Ford suggests that employers investigate thoroughly where inconsistencies or subtle and unverifiable embellishments exist, so it is important not to distort the reality of your experience. The most common forms of exaggeration or embellishment are on the dates of employment and on educational qualifications. The motivation for altering the former is generally to cover up periods of unemployment, incarceration or a probable bad reference. Embellishment of educational qualifications often comes when a job requires a college degree, for example, and the candidate only has three years of college.

Fabricating, when detected, will create a quick end to employment hopes. Some employers will even sue offending applicants to recover recruiting and hiring expenses! Background-checking firms like Global Verification Services and VeriCORP are being hired by many more employers to check dates, education, employers, even court records and credit histories. As a rule of thumb, you can presume that the more elevated or important a position needing to be filled is, the greater the chance that the employer will be very thorough and careful in checking the facts!

HR professionals with a modicum of experience can also be fairly intuitive when it comes to evaluating resumes. Even a seemingly innocuous statement that you "improved profits" without specifying by how much can throw up a red flag.

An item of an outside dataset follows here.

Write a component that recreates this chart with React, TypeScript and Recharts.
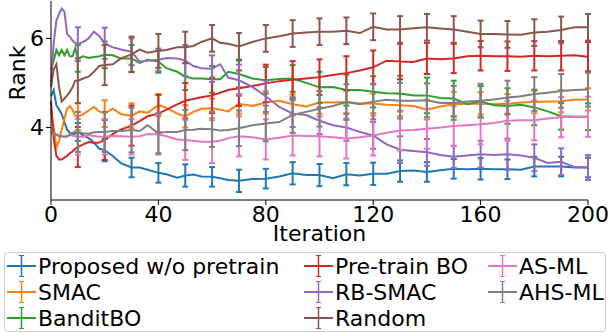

The lesson to be learned is "inaccurate" or misleading resumes can unnecessarily blow your opportunity to be hired. You don't need to lie to cover up an "embarrassing" period in your work history. Employers are often looking for other qualities in addition to employment history, references and education - qualities such as honesty and integrity! So, do yourself and your prospective employer a favor and craft a REAL resume that reflects who you really are and what you have truly accomplished.